*AIM*
Set down each line of the data below exactly as it stands, dropping the pictures.

>> begin

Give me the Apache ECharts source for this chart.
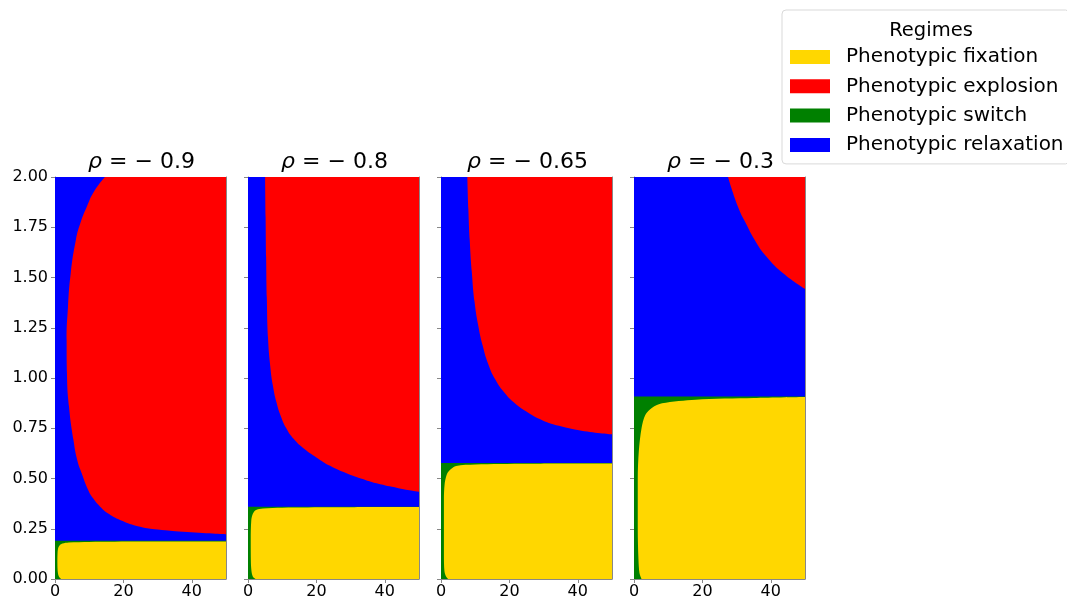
<!DOCTYPE html>
<html>
<head>
<meta charset="utf-8">
<script src="https://cdn.jsdelivr.net/npm/echarts@6/dist/echarts.min.js"></script>
<style>html,body{margin:0;padding:0;background:#fff}#c{width:1067px;height:596px}</style>
</head>
<body>
<div id="c"></div>
<script>
// ---- data ----
const rhoLabels = ['−0.9', '−0.8', '−0.65', '−0.3'];
const regimeNames = ['Phenotypic fixation', 'Phenotypic explosion', 'Phenotypic switch', 'Phenotypic relaxation'];
const regimeColors = ['#FFD700', '#FF0000', '#008000', '#0000FF'];
const xTicks = [0, 20, 40];
const xMax = 50, yMax = 2;

// top of the switch (green) band per panel
const switchTop = [0.19, 0.36, 0.577, 0.908];

// fixation (yellow) boundary, [x, y], filled down to y = 0
const fixation1 = [[1.8,0],[1.2,0.01],[0.85,0.03],[0.7,0.08],[0.75,0.13],[0.95,0.155],[1.4,0.168],[2.2,0.176],[4,0.181],[10,0.184],[25,0.186],[50,0.187]];
const fixation2 = [[2.2,0],[1.5,0.01],[1.1,0.03],[0.85,0.08],[0.8,0.2],[0.95,0.29],[1.3,0.32],[2.2,0.342],[4.4,0.351],[10,0.355],[25,0.357],[50,0.358]];
const fixation3 = [[2.1,0],[1.4,0.015],[1.0,0.04],[0.85,0.12],[0.85,0.4],[1.05,0.47],[1.5,0.51],[2.2,0.535],[4.4,0.562],[10,0.57],[25,0.574],[50,0.575]];
const fixation4 = [[2.2,0],[1.6,0.03],[1.3,0.1],[1.1,0.25],[1.1,0.5],[1.4,0.634],[2.2,0.75],[3.3,0.816],[5.3,0.852],[8.2,0.874],[18,0.892],[35,0.9],[50,0.905]];

// explosion (red) boundary, [x, y], filled up to y = 2
const explosion1 = [[14.6,2],[11.5,1.93],[9.3,1.852],[7.4,1.77],[6.1,1.687],[4.6,1.521],[3.8,1.355],[3.4,1.189],[3.5,1.023],[4.1,0.857],[5.4,0.692],[6.5,0.592],[7.8,0.526],[9.7,0.443],[11.2,0.4],[13.2,0.36],[15.8,0.323],[19,0.294],[24.9,0.26],[30,0.246],[37.5,0.235],[50,0.222]];
const explosion2 = [[5.0,2],[5.15,1.8],[5.3,1.6],[5.5,1.4],[5.85,1.2],[6.5,1.06],[7.3,0.96],[8.3,0.88],[9.6,0.81],[11.2,0.75],[13.4,0.696],[16.4,0.648],[20,0.605],[24,0.563],[28.8,0.526],[33,0.5],[37.6,0.476],[44,0.452],[50,0.434]];
const explosion3 = [[7.7,2],[8.0,1.84],[8.4,1.687],[9.0,1.53],[9.8,1.38],[10.9,1.26],[12.2,1.16],[13.8,1.07],[15.8,0.995],[18.4,0.93],[21.6,0.874],[25.4,0.828],[29.6,0.79],[34.5,0.762],[41.1,0.738],[50,0.72]];
const explosion4 = [[27.5,2],[30.4,1.852],[32.7,1.77],[35.3,1.687],[38.7,1.604],[43.6,1.521],[50,1.443]];

const fixations = [fixation1, fixation2, fixation3, fixation4];
const explosions = [explosion1, explosion2, explosion3, explosion4];

// ---- layout ----
const gridLefts = [55, 248, 441, 634];
const gridW = 171, gridTop = 177, gridH = 402;
const FONT = 'DejaVu Sans';
const axisColor = '#888888';

const grids = [], xAxes = [], yAxes = [], series = [], titles = [];

function areaSeries(name, color, pts, k, origin, smooth) {
  return {
    type: 'line', name: name,
    xAxisIndex: 2 * k, yAxisIndex: 2 * k,
    data: pts,
    smooth: smooth,
    showSymbol: false, symbol: 'none',
    color: color,
    itemStyle: { color: color },
    lineStyle: { width: 0, color: color },
    areaStyle: { color: color, opacity: 1, origin: origin },
    silent: true, animation: false,
    clip: true
  };
}

for (let k = 0; k < 4; k++) {
  grids.push({ left: gridLefts[k], top: gridTop, width: gridW, height: gridH, outerBoundsMode: 'none', containLabel: false });
  xAxes.push({
    gridIndex: k, type: 'value', min: 0, max: xMax, interval: 20, position: 'bottom',
    splitLine: { show: false },
    axisLine: { show: true, onZero: false, lineStyle: { color: axisColor, width: 1 } },
    axisTick: { show: true, length: 4, lineStyle: { color: axisColor }, customValues: xTicks },
    axisLabel: { show: true, fontFamily: FONT, fontSize: 16, color: '#000', margin: 5, customValues: xTicks }
  });
  xAxes.push({
    gridIndex: k, type: 'value', min: 0, max: xMax, position: 'top',
    splitLine: { show: false },
    axisLine: { show: true, onZero: false, lineStyle: { color: axisColor, width: 1 } },
    axisTick: { show: false }, axisLabel: { show: false }
  });
  yAxes.push({
    gridIndex: k, type: 'value', min: 0, max: yMax, interval: 0.25, position: 'left',
    splitLine: { show: false },
    axisLine: { show: true, onZero: false, lineStyle: { color: axisColor, width: 1 } },
    axisTick: { show: true, length: 4, lineStyle: { color: axisColor } },
    axisLabel: { show: k === 0, fontFamily: FONT, fontSize: 16, color: '#000', margin: 7,
      formatter: v => v.toFixed(2) }
  });
  yAxes.push({
    gridIndex: k, type: 'value', min: 0, max: yMax, position: 'right',
    splitLine: { show: false },
    axisLine: { show: true, onZero: false, lineStyle: { color: axisColor, width: 1 } },
    axisTick: { show: false }, axisLabel: { show: false }
  });

  series.push(areaSeries(regimeNames[3], regimeColors[3], [[0, yMax], [xMax, yMax]], k, 'start', false));
  series.push(areaSeries(regimeNames[2], regimeColors[2], [[0, switchTop[k]], [xMax, switchTop[k]]], k, 'start', false));
  series.push(areaSeries(regimeNames[0], regimeColors[0], fixations[k], k, 'start', 0.3));
  series.push(areaSeries(regimeNames[1], regimeColors[1], explosions[k], k, 'end', 0.5));

  titles.push({
    text: '{i|ρ} = ' + rhoLabels[k].replace('−', '− '),
    left: gridLefts[k] + gridW / 2 - 4, top: 146, textAlign: 'center',
    textStyle: {
      fontFamily: FONT, fontSize: 22, fontWeight: 'normal', color: '#000',
      rich: { i: { fontFamily: FONT, fontSize: 22, fontStyle: 'italic', color: '#000' } }
    }
  });
}

titles.push({
  text: 'Regimes', left: 926, top: 16, textAlign: 'center',
  textStyle: { fontFamily: FONT, fontSize: 19.5, fontWeight: 'normal', color: '#000' }
});

const option = {
  animation: false,
  backgroundColor: '#fff',
  title: titles,
  grid: grids,
  xAxis: xAxes,
  yAxis: yAxes,
  legend: {
    data: regimeNames.map((n, i) => ({ name: n, icon: 'rect', itemStyle: { color: regimeColors[i] } })),
    orient: 'vertical', left: 782, top: 10,
    padding: [37, 6, 9, 8],
    itemWidth: 40, itemHeight: 14, itemGap: 9.3,
    borderColor: '#d9d9d9', borderWidth: 1, borderRadius: 4,
    backgroundColor: '#fff',
    selectedMode: false,
    textStyle: { fontFamily: FONT, fontSize: 20, lineHeight: 20, color: '#000', padding: [0, 0, 0, 11] }
  },
  series: series
};

const chart = echarts.init(document.getElementById('c'), null, { renderer: 'canvas' });
chart.setOption(option);
</script>
</body>
</html>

>> end

*RESULT BELOW*
Give me the Apache ECharts source for this chart.
<!DOCTYPE html>
<html>
<head>
<meta charset="utf-8">
<script src="https://cdn.jsdelivr.net/npm/echarts@6/dist/echarts.min.js"></script>
<style>html,body{margin:0;padding:0;background:#fff}#c{width:1067px;height:596px}</style>
</head>
<body>
<div id="c"></div>
<script>
// ---- data ----
const rhoLabels = ['−0.9', '−0.8', '−0.65', '−0.3'];
const regimeNames = ['Phenotypic fixation', 'Phenotypic explosion', 'Phenotypic switch', 'Phenotypic relaxation'];
const regimeColors = ['#FFD700', '#FF0000', '#008000', '#0000FF'];
const xTicks = [0, 20, 40];
const xMax = 50, yMax = 2;

// top of the switch (green) band per panel
const switchTop = [0.19, 0.36, 0.577, 0.908];

// fixation (yellow) boundary, [x, y], filled down to y = 0
const fixation1 = [[1.8,0],[1.2,0.01],[0.85,0.03],[0.7,0.08],[0.75,0.13],[0.95,0.155],[1.4,0.168],[2.2,0.176],[4,0.181],[10,0.184],[25,0.186],[50,0.187]];
const fixation2 = [[2.2,0],[1.5,0.01],[1.1,0.03],[0.85,0.08],[0.8,0.2],[0.95,0.29],[1.3,0.32],[2.2,0.342],[4.4,0.351],[10,0.355],[25,0.357],[50,0.358]];
const fixation3 = [[2.1,0],[1.4,0.015],[1.0,0.04],[0.85,0.12],[0.85,0.4],[1.05,0.47],[1.5,0.51],[2.2,0.535],[4.4,0.562],[10,0.57],[25,0.574],[50,0.575]];
const fixation4 = [[2.2,0],[1.6,0.03],[1.3,0.1],[1.1,0.25],[1.1,0.5],[1.4,0.634],[2.2,0.75],[3.3,0.816],[5.3,0.852],[8.2,0.874],[18,0.892],[35,0.9],[50,0.905]];

// explosion (red) boundary, [x, y], filled up to y = 2
const explosion1 = [[14.6,2],[11.5,1.93],[9.3,1.852],[7.4,1.77],[6.1,1.687],[4.6,1.521],[3.8,1.355],[3.4,1.189],[3.5,1.023],[4.1,0.857],[5.4,0.692],[6.5,0.592],[7.8,0.526],[9.7,0.443],[11.2,0.4],[13.2,0.36],[15.8,0.323],[19,0.294],[24.9,0.26],[30,0.246],[37.5,0.235],[50,0.222]];
const explosion2 = [[5.0,2],[5.15,1.8],[5.3,1.6],[5.5,1.4],[5.85,1.2],[6.5,1.06],[7.3,0.96],[8.3,0.88],[9.6,0.81],[11.2,0.75],[13.4,0.696],[16.4,0.648],[20,0.605],[24,0.563],[28.8,0.526],[33,0.5],[37.6,0.476],[44,0.452],[50,0.434]];
const explosion3 = [[7.7,2],[8.0,1.84],[8.4,1.687],[9.0,1.53],[9.8,1.38],[10.9,1.26],[12.2,1.16],[13.8,1.07],[15.8,0.995],[18.4,0.93],[21.6,0.874],[25.4,0.828],[29.6,0.79],[34.5,0.762],[41.1,0.738],[50,0.72]];
const explosion4 = [[27.5,2],[30.4,1.852],[32.7,1.77],[35.3,1.687],[38.7,1.604],[43.6,1.521],[50,1.443]];

const fixations = [fixation1, fixation2, fixation3, fixation4];
const explosions = [explosion1, explosion2, explosion3, explosion4];

// ---- layout ----
const gridLefts = [55, 248, 441, 634];
const gridW = 171, gridTop = 177, gridH = 402;
const FONT = 'DejaVu Sans';
const axisColor = '#888888';

const grids = [], xAxes = [], yAxes = [], series = [], titles = [];

function areaSeries(name, color, pts, k, origin, smooth) {
  return {
    type: 'line', name: name,
    xAxisIndex: 2 * k, yAxisIndex: 2 * k,
    data: pts,
    smooth: smooth,
    showSymbol: false, symbol: 'none',
    color: color,
    itemStyle: { color: color },
    lineStyle: { width: 0, color: color },
    areaStyle: { color: color, opacity: 1, origin: origin },
    silent: true, animation: false,
    clip: true
  };
}

for (let k = 0; k < 4; k++) {
  grids.push({ left: gridLefts[k], top: gridTop, width: gridW, height: gridH, outerBoundsMode: 'none', containLabel: false });
  xAxes.push({
    gridIndex: k, type: 'value', min: 0, max: xMax, interval: 20, position: 'bottom',
    splitLine: { show: false },
    axisLine: { show: true, onZero: false, lineStyle: { color: axisColor, width: 1 } },
    axisTick: { show: true, length: 4, lineStyle: { color: axisColor }, customValues: xTicks },
    axisLabel: { show: true, fontFamily: FONT, fontSize: 16, color: '#000', margin: 5, customValues: xTicks }
  });
  xAxes.push({
    gridIndex: k, type: 'value', min: 0, max: xMax, position: 'top',
    splitLine: { show: false },
    axisLine: { show: true, onZero: false, lineStyle: { color: axisColor, width: 1 } },
    axisTick: { show: false }, axisLabel: { show: false }
  });
  yAxes.push({
    gridIndex: k, type: 'value', min: 0, max: yMax, interval: 0.25, position: 'left',
    splitLine: { show: false },
    axisLine: { show: true, onZero: false, lineStyle: { color: axisColor, width: 1 } },
    axisTick: { show: true, length: 4, lineStyle: { color: axisColor } },
    axisLabel: { show: k === 0, fontFamily: FONT, fontSize: 16, color: '#000', margin: 7,
      formatter: v => v.toFixed(2) }
  });
  yAxes.push({
    gridIndex: k, type: 'value', min: 0, max: yMax, position: 'right',
    splitLine: { show: false },
    axisLine: { show: true, onZero: false, lineStyle: { color: axisColor, width: 1 } },
    axisTick: { show: false }, axisLabel: { show: false }
  });

  series.push(areaSeries(regimeNames[3], regimeColors[3], [[0, yMax], [xMax, yMax]], k, 'start', false));
  series.push(areaSeries(regimeNames[2], regimeColors[2], [[0, switchTop[k]], [xMax, switchTop[k]]], k, 'start', false));
  series.push(areaSeries(regimeNames[0], regimeColors[0], fixations[k], k, 'start', 0.3));
  series.push(areaSeries(regimeNames[1], regimeColors[1], explosions[k], k, 'end', 0.5));

  titles.push({
    text: '{i|ρ} = ' + rhoLabels[k].replace('−', '− '),
    left: gridLefts[k] + gridW / 2 - 4, top: 146, textAlign: 'center',
    textStyle: {
      fontFamily: FONT, fontSize: 22, fontWeight: 'normal', color: '#000',
      rich: { i: { fontFamily: FONT, fontSize: 22, fontStyle: 'italic', color: '#000' } }
    }
  });
}

titles.push({
  text: 'Regimes', left: 926, top: 16, textAlign: 'center',
  textStyle: { fontFamily: FONT, fontSize: 19.5, fontWeight: 'normal', color: '#000' }
});

const option = {
  animation: false,
  backgroundColor: '#fff',
  title: titles,
  grid: grids,
  xAxis: xAxes,
  yAxis: yAxes,
  legend: {
    data: regimeNames.map((n, i) => ({ name: n, icon: 'rect', itemStyle: { color: regimeColors[i] } })),
    orient: 'vertical', left: 782, top: 10,
    padding: [37, 6, 9, 8],
    itemWidth: 40, itemHeight: 14, itemGap: 9.3,
    borderColor: '#d9d9d9', borderWidth: 1, borderRadius: 4,
    backgroundColor: '#fff',
    selectedMode: false,
    textStyle: { fontFamily: FONT, fontSize: 20, lineHeight: 20, color: '#000', padding: [0, 0, 0, 11] }
  },
  series: series
};

const chart = echarts.init(document.getElementById('c'), null, { renderer: 'canvas' });
chart.setOption(option);
</script>
</body>
</html>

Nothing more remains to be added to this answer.